▸ **RECORDED DATA**:
____
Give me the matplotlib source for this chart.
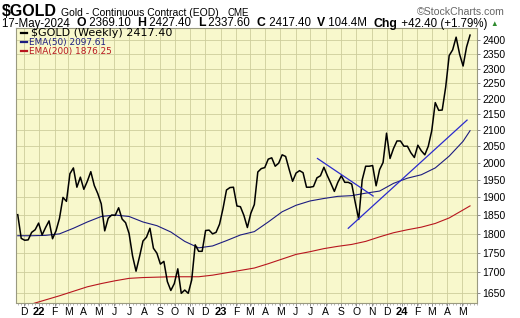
____
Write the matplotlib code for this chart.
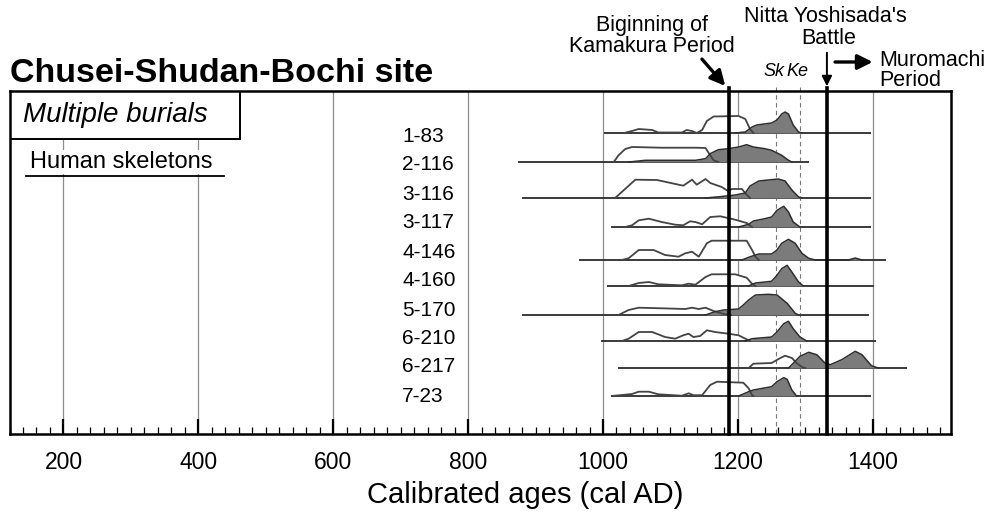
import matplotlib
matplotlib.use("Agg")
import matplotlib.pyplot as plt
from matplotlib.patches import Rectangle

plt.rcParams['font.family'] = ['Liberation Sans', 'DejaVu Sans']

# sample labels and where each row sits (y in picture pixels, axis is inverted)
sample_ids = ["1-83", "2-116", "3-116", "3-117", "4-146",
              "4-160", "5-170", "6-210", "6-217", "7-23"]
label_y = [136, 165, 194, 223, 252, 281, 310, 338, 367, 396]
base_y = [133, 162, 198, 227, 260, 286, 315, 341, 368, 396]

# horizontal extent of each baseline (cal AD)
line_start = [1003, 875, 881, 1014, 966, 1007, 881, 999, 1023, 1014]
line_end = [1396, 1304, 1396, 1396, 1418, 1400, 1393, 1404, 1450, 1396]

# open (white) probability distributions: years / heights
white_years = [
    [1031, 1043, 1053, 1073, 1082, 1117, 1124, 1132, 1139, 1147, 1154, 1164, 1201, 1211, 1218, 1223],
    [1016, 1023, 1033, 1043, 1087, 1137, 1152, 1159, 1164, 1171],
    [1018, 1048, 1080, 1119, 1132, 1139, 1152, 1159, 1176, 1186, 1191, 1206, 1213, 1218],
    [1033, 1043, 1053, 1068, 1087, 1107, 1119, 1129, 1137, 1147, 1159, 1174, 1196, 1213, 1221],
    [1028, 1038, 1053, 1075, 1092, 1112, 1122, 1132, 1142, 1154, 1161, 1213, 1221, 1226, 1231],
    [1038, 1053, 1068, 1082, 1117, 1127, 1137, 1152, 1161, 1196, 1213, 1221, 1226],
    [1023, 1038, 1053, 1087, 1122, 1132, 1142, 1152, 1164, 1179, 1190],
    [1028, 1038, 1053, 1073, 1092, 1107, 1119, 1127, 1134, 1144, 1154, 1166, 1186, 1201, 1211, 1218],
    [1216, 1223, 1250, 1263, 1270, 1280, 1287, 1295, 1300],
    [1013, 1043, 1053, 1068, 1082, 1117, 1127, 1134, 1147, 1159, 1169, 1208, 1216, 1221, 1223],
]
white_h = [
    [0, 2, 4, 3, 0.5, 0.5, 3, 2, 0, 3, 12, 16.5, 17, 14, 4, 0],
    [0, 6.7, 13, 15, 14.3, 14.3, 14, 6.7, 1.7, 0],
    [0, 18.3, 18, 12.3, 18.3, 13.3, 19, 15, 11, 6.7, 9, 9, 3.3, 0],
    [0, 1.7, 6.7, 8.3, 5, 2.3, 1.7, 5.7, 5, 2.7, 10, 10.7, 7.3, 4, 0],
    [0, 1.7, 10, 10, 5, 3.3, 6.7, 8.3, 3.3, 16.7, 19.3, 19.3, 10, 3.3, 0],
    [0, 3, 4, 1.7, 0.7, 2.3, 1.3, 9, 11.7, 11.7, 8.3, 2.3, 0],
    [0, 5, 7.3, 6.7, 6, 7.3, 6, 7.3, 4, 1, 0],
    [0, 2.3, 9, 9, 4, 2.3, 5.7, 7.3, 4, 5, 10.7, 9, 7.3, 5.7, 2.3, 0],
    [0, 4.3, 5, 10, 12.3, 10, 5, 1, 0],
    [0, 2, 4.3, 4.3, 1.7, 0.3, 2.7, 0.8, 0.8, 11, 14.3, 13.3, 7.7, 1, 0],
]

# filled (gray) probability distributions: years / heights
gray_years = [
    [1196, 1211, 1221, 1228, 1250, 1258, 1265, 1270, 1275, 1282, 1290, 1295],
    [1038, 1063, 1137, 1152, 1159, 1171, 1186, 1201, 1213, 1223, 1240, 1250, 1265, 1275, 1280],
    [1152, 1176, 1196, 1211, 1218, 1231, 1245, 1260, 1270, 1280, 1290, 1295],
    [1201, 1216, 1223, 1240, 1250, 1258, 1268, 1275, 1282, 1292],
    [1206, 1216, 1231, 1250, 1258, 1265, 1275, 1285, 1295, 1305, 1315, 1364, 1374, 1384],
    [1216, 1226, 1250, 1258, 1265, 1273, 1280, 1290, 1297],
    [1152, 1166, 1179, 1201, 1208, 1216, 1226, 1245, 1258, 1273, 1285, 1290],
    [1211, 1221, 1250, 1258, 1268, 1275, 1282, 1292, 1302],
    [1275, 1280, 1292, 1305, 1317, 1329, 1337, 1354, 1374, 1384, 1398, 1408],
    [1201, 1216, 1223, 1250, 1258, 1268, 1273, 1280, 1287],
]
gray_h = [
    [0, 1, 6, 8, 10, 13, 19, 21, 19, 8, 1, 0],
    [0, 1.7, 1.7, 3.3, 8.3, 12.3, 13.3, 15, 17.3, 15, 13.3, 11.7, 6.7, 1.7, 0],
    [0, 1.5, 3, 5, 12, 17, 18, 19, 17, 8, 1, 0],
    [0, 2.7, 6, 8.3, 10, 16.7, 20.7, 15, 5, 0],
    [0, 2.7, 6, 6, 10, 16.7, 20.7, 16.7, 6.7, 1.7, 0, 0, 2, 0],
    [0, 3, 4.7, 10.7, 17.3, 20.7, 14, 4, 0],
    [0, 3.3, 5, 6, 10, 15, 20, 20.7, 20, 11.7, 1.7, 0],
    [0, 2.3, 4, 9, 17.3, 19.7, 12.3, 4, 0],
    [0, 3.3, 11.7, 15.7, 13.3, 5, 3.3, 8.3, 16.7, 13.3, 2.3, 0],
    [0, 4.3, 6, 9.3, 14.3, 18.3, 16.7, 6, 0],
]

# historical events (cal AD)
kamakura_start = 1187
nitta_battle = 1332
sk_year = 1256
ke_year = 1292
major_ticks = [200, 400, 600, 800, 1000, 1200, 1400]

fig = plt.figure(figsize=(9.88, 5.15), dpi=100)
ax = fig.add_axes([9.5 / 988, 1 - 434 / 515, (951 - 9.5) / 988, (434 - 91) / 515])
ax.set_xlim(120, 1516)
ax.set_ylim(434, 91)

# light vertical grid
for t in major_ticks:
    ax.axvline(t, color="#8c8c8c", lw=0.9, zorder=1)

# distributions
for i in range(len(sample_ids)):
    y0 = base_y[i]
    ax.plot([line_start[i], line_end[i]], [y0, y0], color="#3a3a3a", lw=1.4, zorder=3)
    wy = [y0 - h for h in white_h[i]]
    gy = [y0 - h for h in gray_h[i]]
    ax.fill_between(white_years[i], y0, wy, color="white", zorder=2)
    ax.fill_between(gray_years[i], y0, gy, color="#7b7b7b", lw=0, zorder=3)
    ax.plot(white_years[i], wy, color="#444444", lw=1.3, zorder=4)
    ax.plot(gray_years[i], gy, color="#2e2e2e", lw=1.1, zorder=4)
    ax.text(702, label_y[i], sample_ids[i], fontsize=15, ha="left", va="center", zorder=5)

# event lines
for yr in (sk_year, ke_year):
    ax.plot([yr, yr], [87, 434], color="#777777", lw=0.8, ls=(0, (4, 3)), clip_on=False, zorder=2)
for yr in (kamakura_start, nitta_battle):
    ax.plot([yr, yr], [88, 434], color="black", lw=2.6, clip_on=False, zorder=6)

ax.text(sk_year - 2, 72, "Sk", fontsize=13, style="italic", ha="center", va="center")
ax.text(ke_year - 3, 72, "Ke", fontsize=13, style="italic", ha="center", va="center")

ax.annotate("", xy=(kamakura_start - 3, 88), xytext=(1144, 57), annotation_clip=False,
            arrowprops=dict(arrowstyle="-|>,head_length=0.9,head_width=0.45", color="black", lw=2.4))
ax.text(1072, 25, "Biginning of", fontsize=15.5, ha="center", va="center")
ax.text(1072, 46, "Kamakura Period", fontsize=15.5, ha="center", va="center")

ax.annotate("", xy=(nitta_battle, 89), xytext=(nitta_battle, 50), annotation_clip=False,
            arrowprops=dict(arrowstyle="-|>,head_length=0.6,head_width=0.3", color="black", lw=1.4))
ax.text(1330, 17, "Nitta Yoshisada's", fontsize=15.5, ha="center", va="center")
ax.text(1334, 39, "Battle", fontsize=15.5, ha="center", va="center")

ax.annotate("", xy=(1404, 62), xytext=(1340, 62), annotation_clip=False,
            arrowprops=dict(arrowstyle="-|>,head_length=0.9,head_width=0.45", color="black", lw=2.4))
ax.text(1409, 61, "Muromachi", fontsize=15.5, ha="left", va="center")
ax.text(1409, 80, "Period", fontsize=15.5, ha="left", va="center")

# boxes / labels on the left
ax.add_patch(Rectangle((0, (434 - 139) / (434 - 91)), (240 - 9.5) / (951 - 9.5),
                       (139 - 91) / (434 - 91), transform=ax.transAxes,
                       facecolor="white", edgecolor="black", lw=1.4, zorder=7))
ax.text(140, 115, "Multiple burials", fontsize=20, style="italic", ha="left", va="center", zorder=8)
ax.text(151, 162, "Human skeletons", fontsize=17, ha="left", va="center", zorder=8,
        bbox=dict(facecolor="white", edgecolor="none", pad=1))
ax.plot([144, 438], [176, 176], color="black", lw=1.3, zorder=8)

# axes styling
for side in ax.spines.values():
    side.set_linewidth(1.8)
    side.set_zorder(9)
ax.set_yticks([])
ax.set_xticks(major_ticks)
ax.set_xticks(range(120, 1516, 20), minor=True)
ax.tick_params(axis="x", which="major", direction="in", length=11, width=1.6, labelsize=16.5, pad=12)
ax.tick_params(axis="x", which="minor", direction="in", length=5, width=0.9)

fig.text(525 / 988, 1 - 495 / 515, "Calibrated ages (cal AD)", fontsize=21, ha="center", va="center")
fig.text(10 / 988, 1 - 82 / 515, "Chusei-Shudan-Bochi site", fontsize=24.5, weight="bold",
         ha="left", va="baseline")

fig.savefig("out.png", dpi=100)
____
▸ **YOUR OBJECTIVE**: Above are the records. Copy only the lines from the one with "Write the matplotlib code for this chart." through the one with "1404, 1450, 1396]", exactly, with no pictures.

▸ **RESULT**:
Write the matplotlib code for this chart.
import matplotlib
matplotlib.use("Agg")
import matplotlib.pyplot as plt
from matplotlib.patches import Rectangle

plt.rcParams['font.family'] = ['Liberation Sans', 'DejaVu Sans']

# sample labels and where each row sits (y in picture pixels, axis is inverted)
sample_ids = ["1-83", "2-116", "3-116", "3-117", "4-146",
              "4-160", "5-170", "6-210", "6-217", "7-23"]
label_y = [136, 165, 194, 223, 252, 281, 310, 338, 367, 396]
base_y = [133, 162, 198, 227, 260, 286, 315, 341, 368, 396]

# horizontal extent of each baseline (cal AD)
line_start = [1003, 875, 881, 1014, 966, 1007, 881, 999, 1023, 1014]
line_end = [1396, 1304, 1396, 1396, 1418, 1400, 1393, 1404, 1450, 1396]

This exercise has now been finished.